Why investors should hold onto Amazon
MF: As for Amazon, investors have spent the last 15 years wondering “Has the growth now plateaued?” Where do you see the business going in the next few years?
BM: Despite it being one of the obvious COVID winners and experiencing explosive earnings growth over the last 12 months, the shares have basically gone sideways, apart from the last month or so, they’ve started to move up. And in Aussie dollar terms, the Amazon share price has actually not done a lot in 12 months.
We think the business is in a much stronger position post-COVID and the valuation has been back-filled a lot and is now quite attractive in terms of a long-term entry point for Amazon.
The reason we think it’s very interesting here and have recently increased our weight in the stock is that the higher-margin parts of the business are becoming larger and larger and are experiencing the fastest growth in the overall business mix of Amazon.
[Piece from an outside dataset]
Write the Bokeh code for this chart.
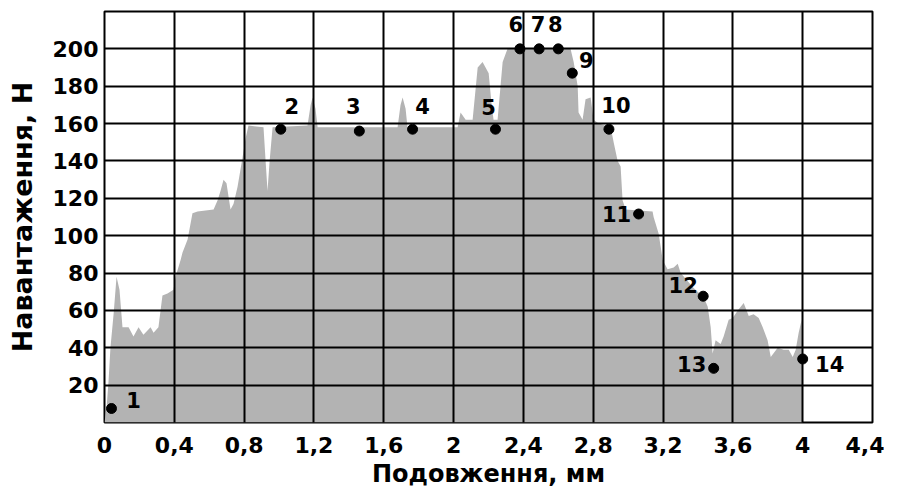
from bokeh.plotting import figure
from bokeh.models import ColumnDataSource, FixedTicker
from bokeh.core.properties import value
from bokeh.embed import file_html
from bokeh.resources import INLINE

# ---- data ----
profile_x = [0.0, 0.012, 0.023, 0.034, 0.052, 0.069, 0.086, 0.103, 0.138, 0.166, 0.195, 0.223,
             0.264, 0.281, 0.309, 0.332, 0.361, 0.395, 0.407, 0.436, 0.447, 0.476, 0.504,
             0.533, 0.625, 0.648, 0.665, 0.682, 0.699, 0.722, 0.739, 0.762, 0.791, 0.808,
             0.825, 0.911, 0.923, 0.934, 0.946, 0.963, 1.163, 1.181, 1.192, 1.209, 1.221,
             1.679, 1.696, 1.708, 1.725, 1.736, 2.023, 2.040, 2.069, 2.109, 2.138, 2.166,
             2.201, 2.218, 2.229, 2.252, 2.281, 2.309, 2.670, 2.688, 2.711, 2.716, 2.739,
             2.756, 2.785, 2.802, 2.831, 2.900, 2.917, 2.940, 2.957, 2.968, 2.986, 3.140,
             3.146, 3.175, 3.198, 3.226, 3.261, 3.284, 3.301, 3.375, 3.433, 3.456, 3.473,
             3.484, 3.501, 3.530, 3.547, 3.576, 3.599, 3.628, 3.662, 3.691, 3.719, 3.748,
             3.771, 3.799, 3.817, 3.857, 3.891, 3.920, 3.943, 3.960, 3.977, 3.994, 3.999]
profile_y = [0, 8, 22, 40, 58, 78, 71, 51, 51, 46, 51, 47,
             51, 48, 51, 68, 69, 71, 78, 87, 91, 98, 112,
             113, 114, 119, 124, 130, 128, 114, 117, 126, 142, 152,
             159, 158, 140, 124, 140, 158, 159, 170, 174, 168, 158,
             158, 170, 174, 168, 158, 158, 166, 162, 162, 190, 193,
             187, 170, 162, 162, 193, 200, 200, 193, 180, 166, 162,
             173, 174, 162, 160, 158, 150, 140, 137, 119, 114, 113,
             110, 101, 87, 82, 83, 85, 80, 72, 67, 62, 51,
             37, 44, 42, 46, 55, 56, 60, 64, 57, 58, 56,
             51, 44, 35, 40, 39, 39, 35, 39, 48, 55, 0]

point_labels = ["1", "2", "3", "4", "5", "6", "7", "8", "9", "10", "11", "12", "13", "14"]
point_x = [0.04, 1.01, 1.46, 1.765, 2.24, 2.38, 2.49, 2.60, 2.68, 2.89, 3.06, 3.43, 3.49, 4.0]
point_y = [7.5, 157, 156, 157, 157, 200, 200, 200, 187, 157, 111.6, 67.6, 29, 34]

x_ticks = [0, 0.4, 0.8, 1.2, 1.6, 2.0, 2.4, 2.8, 3.2, 3.6, 4.0, 4.4]
x_tick_labels = ["0", "0,4", "0,8", "1,2", "1,6", "2", "2,4", "2,8", "3,2", "3,6", "4", "4,4"]
y_ticks = [20, 40, 60, 80, 100, 120, 140, 160, 180, 200]

x_title = "Подовження, мм"
y_title = "Навантаження, Н"

# ---- label placement (screen px offsets, style only) ----
label_dx = [22, 11, -6, 10, -7, -4, -1, -3, 14, 7, -22, -20, -22, 27]
label_dy = [-8, -23, -25, -23, -22, -25, -25, -25, -13, -24, 0, -11, -4, 5]

FONT = "DejaVu Sans"

p = figure(width=884, height=490, x_range=(0, 4.4), y_range=(0, 220),
           output_backend="svg", toolbar_location=None,
           min_border_left=104, min_border_right=12, min_border_top=11, min_border_bottom=68)
p.background_fill_color = "white"
p.border_fill_color = "white"
p.outline_line_color = "black"
p.outline_line_width = 2

p.varea(x=profile_x, y1=0, y2=profile_y, fill_color="#b3b3b3")

src = ColumnDataSource(dict(x=point_x, y=point_y, t=point_labels, dx=label_dx, dy=label_dy))
p.scatter(x="x", y="y", source=src, size=10, color="black")
p.text(x="x", y="y", text="t", source=src, x_offset="dx", y_offset="dy",
       text_align="center", text_baseline="middle", text_font=value(FONT),
       text_font_style="bold", text_font_size="21px", text_color="black")

for ax in (p.xaxis[0], p.yaxis[0]):
    ax.axis_line_color = None
    ax.major_tick_line_color = None
    ax.minor_tick_line_color = None
    ax.major_tick_in = 0
    ax.major_tick_out = 0
    ax.major_label_text_font = FONT
    ax.major_label_text_font_style = "bold"
    ax.major_label_text_font_size = "22px"
    ax.major_label_text_color = "black"
    ax.axis_label_text_font = FONT
    ax.axis_label_text_font_style = "bold"
    ax.axis_label_text_color = "black"

p.xaxis.axis_label_text_font_size = "24px"
p.yaxis.axis_label_text_font_size = "27px"
p.xaxis.ticker = FixedTicker(ticks=x_ticks)
p.xaxis.major_label_overrides = {t: l for t, l in zip(x_ticks, x_tick_labels)}
p.yaxis.ticker = FixedTicker(ticks=y_ticks)
p.xaxis.axis_label = x_title
p.yaxis.axis_label = y_title
p.xaxis.major_label_standoff = 14
p.xaxis.axis_label_standoff = 4
p.yaxis.major_label_standoff = 6
p.yaxis.axis_label_standoff = 12

for g in (p.xgrid[0], p.ygrid[0]):
    g.grid_line_color = "black"
    g.grid_line_width = 2
    g.level = "overlay"

open("out.html", "w").write(file_html(p, INLINE))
If you look at their cloud infrastructure business, AWS, its revenue growth has been decelerating in recent years, but in the last quarter started to reaccelerate above 30% revenue growth.
We think that bodes well, given the cloud hosting is a higher margin than their first-party retail business. The advertising business, which is the highest-margin advertising business in the world, [is] a very significant business already — about 1.5 times the size of YouTube. That’s growing very strongly and it’s extremely high margin because they don’t have to wear things like content moderation costs that Facebook Inc (NASDAQ: FB), Twitter Inc (NASDAQ: TWTR) and Instagram et cetera have to wear.
So it’s basically a reasonable valuation after the last 12 months of sideways share price and we think that it will be basically a margin expansion story from here.